Bleeding after circumcision is the most common and feared complication in patients with bleeding disorders. Preoperative hematological preparation, evaluation, and support is of utmost importance. Another measure in such patients may be avoiding compress bandaging after the operation.
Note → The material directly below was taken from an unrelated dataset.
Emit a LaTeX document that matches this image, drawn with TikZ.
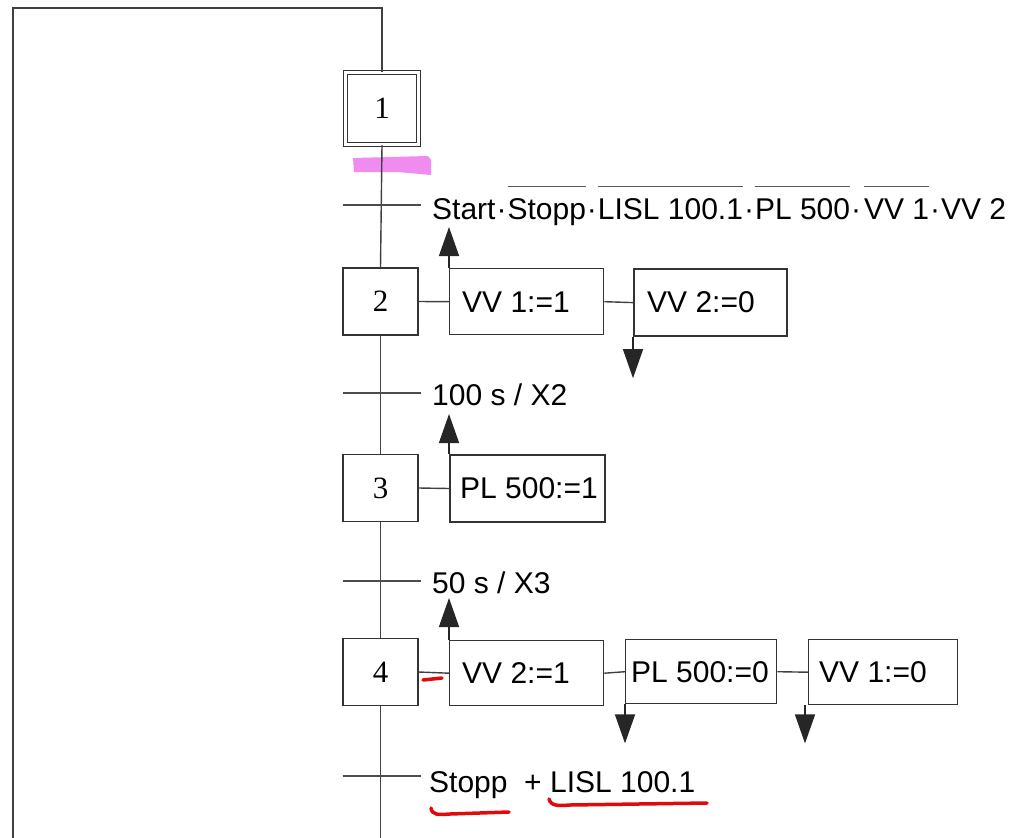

It is hypothesized that bleeding  seems to occur during removal  of bandage by disruption of premature clot. 

KANAMA/PIHTILAŞMA BOZUKLUĞU OLAN HASTALARDA SÜNNET GİRİŞİMİNE KLİNİK YAKLAŞIM

Giriş:

Sünnet yapılan kanama/pıhtılaşma bozukluğu mevcut hastaların ameliyat önce ve sonrası tedavi yaklaşımlarının ve sonuçlarının değerlendirilmesi amaçlandı.

Hastalar ve Yöntem:

2001-2011 yılları dahil olacak şekilde kanama/pıhtılaşma bozukluğu tanılı olup sünnet yapılmış hastaların dosyaları geriye dönük olarak tarandı. Olgulara sünnet öncesi ve sonrası verilen tedavi, pansuman tekniği ve gelişen kanama komplikasyonları değerlendirildi.            

Bulgular:

Ortanca yaşı 7 ( 2-17 yıl ) yıl olan 21 hasta vardı. Hastaların 8’inde (% 38) FVIII eksikliği, 4’ünde (% 19) FIX eksikliği, 2’sinde (% 9)  Glanzman trombastenisi, 2’sinde (% 9) Von Willebrand hastalığı vardı. Birer (% 5) hastada ise, trombosit fonksiyon bozukluğu ile FV, FVII, FX ve FXIII eksikliği mevcuttu.  Faktör eksikliği olan hastalar operasyon öncesi faktör düzeyleri ve inhibitör varlığı açısından tarandı ve hiçbir hastada inhibitör varlığı saptanmadı. 2008 yılına dek hastalara kanama kontrolü için sargı pansuman yapılıp, sünnet sonrası 3. günde çıkarılmıştı. Bu dönemde sünnet yapılan 11 hastanın 3’ünde (% 27)  sargı açıldıktan sonra kanama gözlendi. 2008 yılından sonra ameliyat edilen ve sargı pansumanı yapılmayan 10 hastanın ise 1’inde (% 10) sünnet sonrası kanama gözlendi. Hastaların tümüne ameliyat öncesi dönemde faktör veya uygun kan ürünü verilerek hazırlık yapıldı. FVIII ve IX eksikliği olan 12 hastaya ameliyat sonrasında da rutin replasman destek tedavisi yapıldı. Bu hastarın 3’ünde (% 33) sünnet sonrası dönemde kanama komplikasyonu gelişti. Kalan 9 hastaya gereği halinde destek tedavi verildi ve 5 (% 56) hastada destek gerekti. Bu hastaların 4’ü (% 80) 2008 yılından önce ve 1’i (% 20) daha sonra ameliyat olmuştu.

Tartışma:

Sünnet sonrası kanama, özellikle kanama/pıhtılaşma bozukluğu olan hastalarda en sık görülen ve en korkulan komplikasyondur. Bu olguların uygun hematolojik hazırlık ve takiplerinin yapılması son derece önemlidir. Ayrıca kanamaların çoğunun pansuman açılması sırasında ve sonrasında olduğu göz önüne alınarak kanama/pıhtılaşma bozukluğu olan hastalarda sünnet işleminden sonra sargı pansuman yapılmaması uygun bir yaklaşım olarak gözükmektedir.